As U.S. stocks trade at all-time highs, the price tag on bearish options has dropped to a trough relative to bullish contracts. The spread between the price of one-month, 25-delta puts and calls for the S&P 500 is roughly two standard deviations below its five-year mean, data compiled by Bloomberg show. It’s an indication of the greed -- or lack of fear -- in the market suppressing the CBOE’s volatility gauge.

The persistent decline in put prices -- paying less for downside protection -- drove the downtrend in the measure known as skew during most of last year’s second half. Since Jan. 3, investors chasing upside have led to an increase in the cost of calls, contributing to the historically significant level of bullish positions, the data show.

More than 5.4 million S&P 500 calls have already changed hands in 2018, the most on record to kick off the new year.

Buy PUTS Now

ZeroHedge reports "Buy Puts Now": Morgan Stanley Issues A Warning As S&P Calls Hit All-Time Highs.

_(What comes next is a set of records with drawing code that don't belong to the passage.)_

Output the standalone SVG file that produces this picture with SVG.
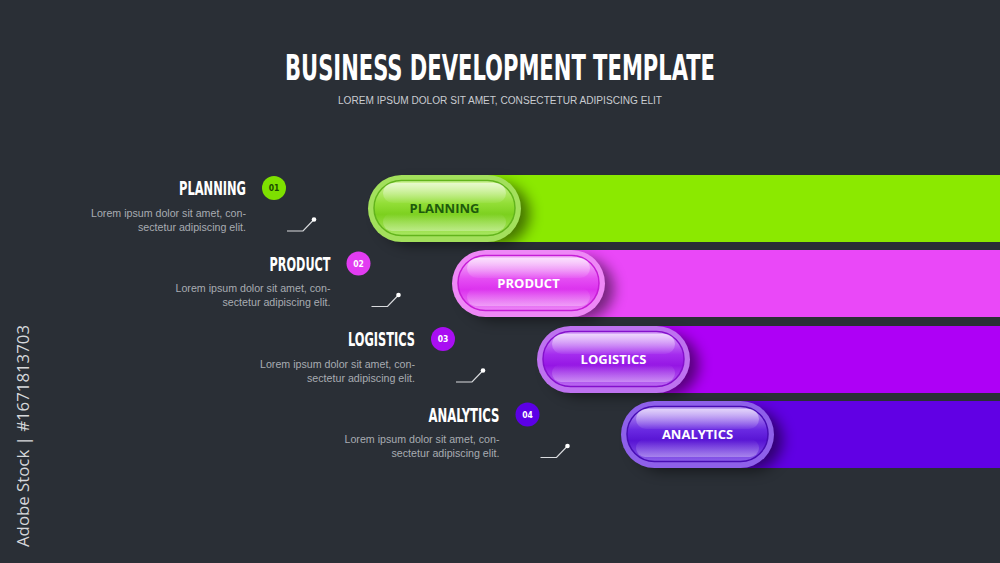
<svg xmlns="http://www.w3.org/2000/svg" width="1000" height="563" viewBox="0 0 1000 563">
<defs>
<style>
.title{font-family:"DejaVu Sans Condensed","Liberation Sans",sans-serif;font-weight:bold;font-stretch:condensed;fill:#ffffff}
.sub{font-family:"Liberation Sans",Arial,sans-serif;font-size:10px;fill:#c9ccd1}
.lbl{font-family:"DejaVu Sans Condensed","Liberation Sans",sans-serif;font-weight:bold;font-stretch:condensed;font-size:20px;fill:#ffffff;text-anchor:end}
.desc{font-family:"Liberation Sans",Arial,sans-serif;font-size:10.5px;fill:#a8acb2;text-anchor:end}
.num{font-family:"DejaVu Sans Condensed","Liberation Sans",sans-serif;font-weight:bold;font-size:8.5px;text-anchor:middle}
.ptxt{font-family:"Open Sans","Liberation Sans",sans-serif;font-weight:bold;font-size:13px;text-anchor:middle}
.conn{fill:none;stroke:#d9dbde;stroke-width:1.2}
.dot{fill:#ffffff}
</style>
<filter id="sh" x="-30%" y="-40%" width="170%" height="190%">
<feGaussianBlur stdDeviation="7"/>
</filter>
<linearGradient id="gG" x1="0" y1="0" x2="0" y2="1">
<stop offset="0" stop-color="#D2F59C"/><stop offset="0.42" stop-color="#92DE36"/><stop offset="0.62" stop-color="#7CD01E"/><stop offset="1" stop-color="#A9E762"/>
</linearGradient>
<linearGradient id="gM" x1="0" y1="0" x2="0" y2="1">
<stop offset="0" stop-color="#F7C6FB"/><stop offset="0.42" stop-color="#E54EF3"/><stop offset="0.62" stop-color="#DC32EE"/><stop offset="1" stop-color="#EC84F6"/>
</linearGradient>
<linearGradient id="gP" x1="0" y1="0" x2="0" y2="1">
<stop offset="0" stop-color="#DDB0FA"/><stop offset="0.42" stop-color="#A42CEE"/><stop offset="0.62" stop-color="#9516E4"/><stop offset="1" stop-color="#BB6CF2"/>
</linearGradient>
<linearGradient id="gV" x1="0" y1="0" x2="0" y2="1">
<stop offset="0" stop-color="#C6A8F6"/><stop offset="0.42" stop-color="#6A2AE2"/><stop offset="0.62" stop-color="#5814D4"/><stop offset="1" stop-color="#8C5EEA"/>
</linearGradient>
<linearGradient id="hi" x1="0" y1="0" x2="0" y2="1">
<stop offset="0" stop-color="#ffffff" stop-opacity="0.55"/><stop offset="1" stop-color="#ffffff" stop-opacity="0.05"/>
</linearGradient>
<linearGradient id="lo" x1="0" y1="0" x2="0" y2="1">
<stop offset="0" stop-color="#ffffff" stop-opacity="0"/><stop offset="1" stop-color="#ffffff" stop-opacity="0.3"/>
</linearGradient>
</defs>
<rect x="0" y="0" width="1000" height="563" fill="#2A2F36"/>

<g id="header">
<text class="title" x="285" y="80" font-size="36" textLength="430" lengthAdjust="spacingAndGlyphs">BUSINESS DEVELOPMENT TEMPLATE</text>
<text class="sub" x="338" y="104" textLength="324" lengthAdjust="spacingAndGlyphs">LOREM IPSUM DOLOR SIT AMET, CONSECTETUR ADIPISCING ELIT</text>
</g>

<g id="bars">
<rect x="430" y="175" width="570" height="67" fill="#8BE900"/>
<rect x="515" y="250" width="485" height="67" fill="#EA48F8"/>
<rect x="600" y="326" width="400" height="67" fill="#AE00F6"/>
<rect x="685" y="401" width="315" height="67" fill="#6100E4"/>
</g>

<g id="pill-planning" transform="translate(368,175)">
<rect x="12" y="8" width="150" height="62" rx="31" fill="#000" opacity="0.5" filter="url(#sh)"/>
<rect x="0" y="0" width="153" height="67" rx="33.5" fill="#A3E05C"/>
<rect x="6" y="5.5" width="141" height="55" rx="27.5" fill="url(#gG)" stroke="#62B41C" stroke-width="1.5"/>
<rect x="15" y="8" width="123" height="20" rx="10" fill="url(#hi)"/>
<rect x="15" y="38" width="123" height="18" rx="9" fill="url(#lo)"/>
<text class="ptxt" x="76.5" y="38" fill="#1E5A0C">PLANNING</text>
</g>

<g id="pill-product" transform="translate(452,250)">
<rect x="12" y="8" width="150" height="62" rx="31" fill="#000" opacity="0.5" filter="url(#sh)"/>
<rect x="0" y="0" width="153" height="67" rx="33.5" fill="#EE88F6"/>
<rect x="6" y="5.5" width="141" height="55" rx="27.5" fill="url(#gM)" stroke="#C61CD6" stroke-width="1.5"/>
<rect x="15" y="8" width="123" height="20" rx="10" fill="url(#hi)"/>
<rect x="15" y="38" width="123" height="18" rx="9" fill="url(#lo)"/>
<text class="ptxt" x="76.5" y="38" fill="#ffffff">PRODUCT</text>
</g>

<g id="pill-logistics" transform="translate(537,326)">
<rect x="12" y="8" width="150" height="62" rx="31" fill="#000" opacity="0.5" filter="url(#sh)"/>
<rect x="0" y="0" width="153" height="67" rx="33.5" fill="#BE72F0"/>
<rect x="6" y="5.5" width="141" height="55" rx="27.5" fill="url(#gP)" stroke="#8410CC" stroke-width="1.5"/>
<rect x="15" y="8" width="123" height="20" rx="10" fill="url(#hi)"/>
<rect x="15" y="38" width="123" height="18" rx="9" fill="url(#lo)"/>
<text class="ptxt" x="76.5" y="38" fill="#ffffff">LOGISTICS</text>
</g>

<g id="pill-analytics" transform="translate(621,401)">
<rect x="12" y="8" width="150" height="62" rx="31" fill="#000" opacity="0.5" filter="url(#sh)"/>
<rect x="0" y="0" width="153" height="67" rx="33.5" fill="#8E60EA"/>
<rect x="6" y="5.5" width="141" height="55" rx="27.5" fill="url(#gV)" stroke="#470CB4" stroke-width="1.5"/>
<rect x="15" y="8" width="123" height="20" rx="10" fill="url(#hi)"/>
<rect x="15" y="38" width="123" height="18" rx="9" fill="url(#lo)"/>
<text class="ptxt" x="76.5" y="38" fill="#ffffff">ANALYTICS</text>
</g>

<g id="item-planning">
<text class="lbl" x="246" y="195" textLength="67" lengthAdjust="spacingAndGlyphs">PLANNING</text>
<circle cx="274" cy="188" r="12" fill="#7EE000"/>
<text class="num" x="274" y="191" fill="#1A4A00">01</text>
<text class="desc" x="246" y="216.5" textLength="155" lengthAdjust="spacingAndGlyphs">Lorem ipsum dolor sit amet, con-</text>
<text class="desc" x="246" y="230.5" textLength="108" lengthAdjust="spacingAndGlyphs">sectetur adipiscing elit.</text>
</g>
<g id="item-product">
<text class="lbl" x="330.5" y="270.5" textLength="61" lengthAdjust="spacingAndGlyphs">PRODUCT</text>
<circle cx="358.5" cy="263.5" r="12" fill="#E23CF2"/>
<text class="num" x="358.5" y="266.5" fill="#ffffff">02</text>
<text class="desc" x="330.5" y="292" textLength="155" lengthAdjust="spacingAndGlyphs">Lorem ipsum dolor sit amet, con-</text>
<text class="desc" x="330.5" y="306" textLength="108" lengthAdjust="spacingAndGlyphs">sectetur adipiscing elit.</text>
</g>
<g id="item-logistics">
<text class="lbl" x="415" y="346" textLength="67" lengthAdjust="spacingAndGlyphs">LOGISTICS</text>
<circle cx="443" cy="339" r="12" fill="#A90EF2"/>
<text class="num" x="443" y="342" fill="#ffffff">03</text>
<text class="desc" x="415" y="367.5" textLength="155" lengthAdjust="spacingAndGlyphs">Lorem ipsum dolor sit amet, con-</text>
<text class="desc" x="415" y="381.5" textLength="108" lengthAdjust="spacingAndGlyphs">sectetur adipiscing elit.</text>
</g>
<g id="item-analytics">
<text class="lbl" x="499.5" y="421.5" textLength="71" lengthAdjust="spacingAndGlyphs">ANALYTICS</text>
<circle cx="527.5" cy="414.5" r="12" fill="#5C00E6"/>
<text class="num" x="527.5" y="417.5" fill="#ffffff">04</text>
<text class="desc" x="499.5" y="443" textLength="155" lengthAdjust="spacingAndGlyphs">Lorem ipsum dolor sit amet, con-</text>
<text class="desc" x="499.5" y="457" textLength="108" lengthAdjust="spacingAndGlyphs">sectetur adipiscing elit.</text>
</g>

<g id="connectors">
<polyline class="conn" points="287,231 303,231 314,219.5"/>
<circle class="dot" cx="314" cy="219.5" r="2.3"/>
<polyline class="conn" points="371.5,306.5 387.5,306.5 398.5,295"/>
<circle class="dot" cx="398.5" cy="295" r="2.3"/>
<polyline class="conn" points="456,382 472,382 483,370.5"/>
<circle class="dot" cx="483" cy="370.5" r="2.3"/>
<polyline class="conn" points="540.5,457.5 556.5,457.5 567.5,446"/>
<circle class="dot" cx="567.5" cy="446" r="2.3"/>
</g>

<text transform="translate(29,547) rotate(-90)" font-family="'Open Sans','Liberation Sans',sans-serif" font-size="16" fill="#d6d8db" textLength="222" lengthAdjust="spacingAndGlyphs">Adobe Stock | #1671813703</text>
</svg>
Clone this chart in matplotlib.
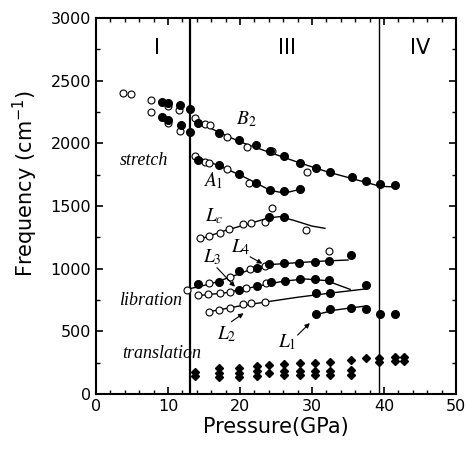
import numpy as np
import matplotlib.pyplot as plt

# phase boundaries (GPa)
boundaries = [13.1, 39.3]

# phase I
ph1_open_p = [3.8, 4.9, 7.7, 7.7, 10.0, 10.0, 11.5, 11.6]
ph1_open_f = [2400, 2390, 2346, 2248, 2298, 2160, 2266, 2098]
ph1_fill_p = [9.1, 10.0, 9.1, 10.0, 11.7, 11.8, 13.1, 13.1]
ph1_fill_f = [2333, 2320, 2213, 2187, 2304, 2146, 2272, 2094]

# B2 stretch
b2_open_p = [13.7, 15.1, 15.8, 18.2, 21.0, 24.5, 29.3]
b2_open_f = [2200, 2155, 2147, 2053, 1968, 1935, 1769]
b2_fill_p = [14.1, 17.1, 19.8, 22.2, 24.2, 26.1, 28.3, 30.5, 32.5, 35.5, 37.5, 39.5, 41.5]
b2_fill_f = [2160, 2085, 2024, 1984, 1942, 1899, 1846, 1806, 1771, 1734, 1702, 1676, 1668]
b2_fit_p = [13.7, 17.0, 20.0, 24.0, 28.0, 32.0, 36.0, 39.5, 41.8]
b2_fit_f = [2185, 2090, 2012, 1930, 1850, 1775, 1712, 1657, 1652]

# A1 stretch
a1_open_p = [13.7, 15.1, 15.7, 18.2, 21.2]
a1_open_f = [1899, 1854, 1846, 1793, 1686]
a1_fill_p = [14.1, 17.1, 19.8, 22.2, 24.2, 26.1, 28.3]
a1_fill_f = [1867, 1827, 1756, 1681, 1628, 1620, 1633]
a1_fit_p = [13.7, 17.0, 20.0, 22.0, 24.2, 26.2, 28.3]
a1_fit_f = [1900, 1822, 1748, 1690, 1625, 1603, 1633]

# Lc libration
lc_open_p = [14.4, 15.7, 17.2, 18.5, 20.4, 21.5, 23.5, 24.5, 29.2]
lc_open_f = [1242, 1261, 1287, 1317, 1354, 1362, 1375, 1482, 1309]
lc_fill_p = [24.1, 26.1]
lc_fill_f = [1415, 1410]
lc_fit_p = [14.4, 18.0, 21.0, 24.0, 25.5, 27.5, 30.0, 31.8]
lc_fit_f = [1235, 1305, 1355, 1405, 1415, 1385, 1340, 1322]

# L4
l4_open_p = [12.7, 15.7, 18.6, 21.4, 23.5, 32.4]
l4_open_f = [830, 883, 937, 997, 1020, 1144]
l4_fill_p = [14.2, 17.1, 19.9, 22.3, 24.1, 26.1, 28.2, 30.4, 32.4, 35.4]
l4_fill_f = [875, 891, 981, 1008, 1034, 1045, 1046, 1050, 1064, 1112]
l4_fit_p = [13.0, 16.0, 19.0, 22.0, 24.0, 28.0, 32.0, 35.0]
l4_fit_f = [840, 880, 940, 1005, 1032, 1048, 1062, 1069]

# L3
l3_open_p = [14.2, 15.6, 17.2, 18.6, 20.9, 23.6]
l3_open_f = [790, 795, 803, 811, 843, 885]
l3_fill_p = [19.9, 22.4, 24.3, 26.2, 28.3, 30.4, 32.4]
l3_fill_f = [830, 864, 891, 902, 920, 920, 910]
l3_fit_p = [14.2, 18.0, 22.0, 26.0, 29.0, 32.0, 35.3]
l3_fit_f = [785, 808, 855, 900, 918, 905, 835]

# L2
l2_open_p = [15.7, 17.1, 18.6, 20.4, 21.5, 23.5]
l2_open_f = [657, 670, 684, 716, 724, 735]
l2_fill_p = [30.5, 32.5, 37.5]
l2_fill_f = [808, 808, 866]
l2_fit_p = [15.7, 20.0, 24.0, 28.0, 32.5, 37.4]
l2_fit_f = [657, 703, 738, 772, 805, 838]

# L1
l1_fill_p = [30.5, 32.5, 35.4, 37.5, 39.4, 41.5]
l1_fill_f = [638, 676, 690, 676, 638, 638]
l1_fit_p = [30.5, 33.0, 35.5, 37.5]
l1_fit_f = [632, 668, 688, 702]

# translation modes
tr_p = [13.7, 13.7, 17.1, 17.1, 17.1, 19.9, 19.9, 19.9, 22.4, 22.4, 22.4,
        24.1, 24.1, 26.1, 26.1, 26.1, 28.3, 28.3, 28.3, 30.4, 30.4, 30.4,
        32.5, 32.5, 32.5, 35.4, 35.4, 35.4, 37.5, 39.3, 39.3, 41.5, 41.5, 42.8, 42.8]
tr_f = [178, 144, 205, 170, 138, 205, 170, 138, 225, 182, 145,
        235, 170, 240, 185, 150, 245, 185, 150, 248, 185, 150,
        252, 185, 150, 270, 188, 155, 285, 285, 255, 298, 265, 298, 265]

fig = plt.figure(figsize=(4.65, 4.5), dpi=100)
ax = fig.add_axes([0.2065, 0.1244, 0.774, 0.8356])

for b, lw in zip(boundaries, [1.6, 1.0]):
    ax.axvline(b, color='black', lw=lw, zorder=1)

fits = [(b2_fit_p, b2_fit_f), (a1_fit_p, a1_fit_f), (lc_fit_p, lc_fit_f),
        (l4_fit_p, l4_fit_f), (l3_fit_p, l3_fit_f), (l2_fit_p, l2_fit_f),
        (l1_fit_p, l1_fit_f)]
for px, fy in fits:
    ax.plot(px, fy, color='black', lw=1.0, zorder=2)

open_sets = [(ph1_open_p, ph1_open_f), (b2_open_p, b2_open_f), (a1_open_p, a1_open_f),
             (lc_open_p, lc_open_f), (l4_open_p, l4_open_f), (l3_open_p, l3_open_f),
             (l2_open_p, l2_open_f)]
fill_sets = [(ph1_fill_p, ph1_fill_f), (b2_fill_p, b2_fill_f), (a1_fill_p, a1_fill_f),
             (lc_fill_p, lc_fill_f), (l4_fill_p, l4_fill_f), (l3_fill_p, l3_fill_f),
             (l2_fill_p, l2_fill_f), (l1_fill_p, l1_fill_f)]
for px, fy in open_sets:
    ax.plot(px, fy, 'o', ms=5, mfc='white', mec='black', mew=0.8, zorder=3)
for px, fy in fill_sets:
    ax.plot(px, fy, 'o', ms=5.5, color='black', zorder=4)
ax.plot(tr_p, tr_f, 'D', ms=3.8, color='black', zorder=4)

# phase labels
for txt, xp in [('I', 8.5), ('III', 26.5), ('IV', 45.0)]:
    ax.text(xp, 2760, txt, ha='center', va='center', fontsize=15)

serif = dict(family='Liberation Serif', style='italic', fontsize=13)
ax.text(6.6, 1860, 'stretch', ha='center', va='center', **serif)
ax.text(7.6, 750, 'libration', ha='center', va='center', **serif)
ax.text(9.1, 320, 'translation', ha='center', va='center', **serif)

ax.text(19.5, 2190, r'$B_2$', ha='left', va='center', fontsize=14, math_fontfamily='stix')
ax.text(14.9, 1700, r'$A_1$', ha='left', va='center', fontsize=14, math_fontfamily='stix')
ax.text(15.1, 1420, r'$L_c$', ha='left', va='center', fontsize=14, math_fontfamily='stix')
ax.text(18.8, 1170, r'$L_4$', ha='left', va='center', fontsize=14, math_fontfamily='stix')
ax.text(14.9, 1090, r'$L_3$', ha='left', va='center', fontsize=14, math_fontfamily='stix')
ax.text(16.8, 480, r'$L_2$', ha='left', va='center', fontsize=14, math_fontfamily='stix')
ax.text(25.3, 410, r'$L_1$', ha='left', va='center', fontsize=14, math_fontfamily='stix')

arrows = [((21.4, 1095), (23.1, 1040)), ((16.8, 1008), (19.3, 856)),
          ((18.8, 577), (20.5, 644)), ((28.0, 470), (29.7, 566))]
for start, end in arrows:
    ax.annotate('', xy=end, xytext=start,
                arrowprops=dict(arrowstyle='-|>', color='black', lw=0.8,
                                mutation_scale=7, shrinkA=0, shrinkB=0))

ax.set_xlim(0, 50)
ax.set_ylim(0, 3000)
ax.set_xticks(np.arange(0, 51, 10))
ax.set_xticks(np.arange(0, 51, 2), minor=True)
ax.set_yticks(np.arange(0, 3001, 500))
ax.set_yticks(np.arange(0, 3001, 250), minor=True)
ax.tick_params(which='both', direction='in', top=True, right=True, labelsize=11.5)
ax.tick_params(which='major', length=5, width=1.2)
ax.tick_params(which='minor', length=3, width=1.0)
for s in ax.spines.values():
    s.set_linewidth(1.5)

ax.set_xlabel('Pressure(GPa)', fontsize=15, labelpad=2)
ax.set_ylabel(r'Frequency (cm$^{\mathregular{-1}}$)', fontsize=15)
ax.yaxis.set_label_coords(-0.155, 0.56)

fig.savefig('out.png', dpi=100)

Pitching hedges when the market is in the middle of a blow off top is a tough sell. But, according to Chris Metli, executive director of Morgan Stanley's Inst. Equity Division, that's exactly what traders should be doing, for three reasons: 1) positioning, 2) pricing, and 3) potential catalysts, which "all suggest now is an attractive time to buy Feb puts as a hedge – and it is a rare event when all align."

Here is how one of the top Morgan Stanley cross-asset quants justifies his reasoning:

First, this is not a call for the final top – positive sentiment and positioning can have momentum of their own and absent some kind of shock likely take the market higher. But the rally is getting more fragile – as MS Equity Strategist Mike Wilson notes in Weekly Warm-up: Euphoria! (Jan 16, 2018) "The bottom line is that we have entered the late cycle euphoria stage we predicted a year ago.” and “it is more likely the S&P 500 will reach our bull case of 3,000 before it's over. We just want to make sure investors appreciate this is higher, not lower risk than the rally we experienced last year.”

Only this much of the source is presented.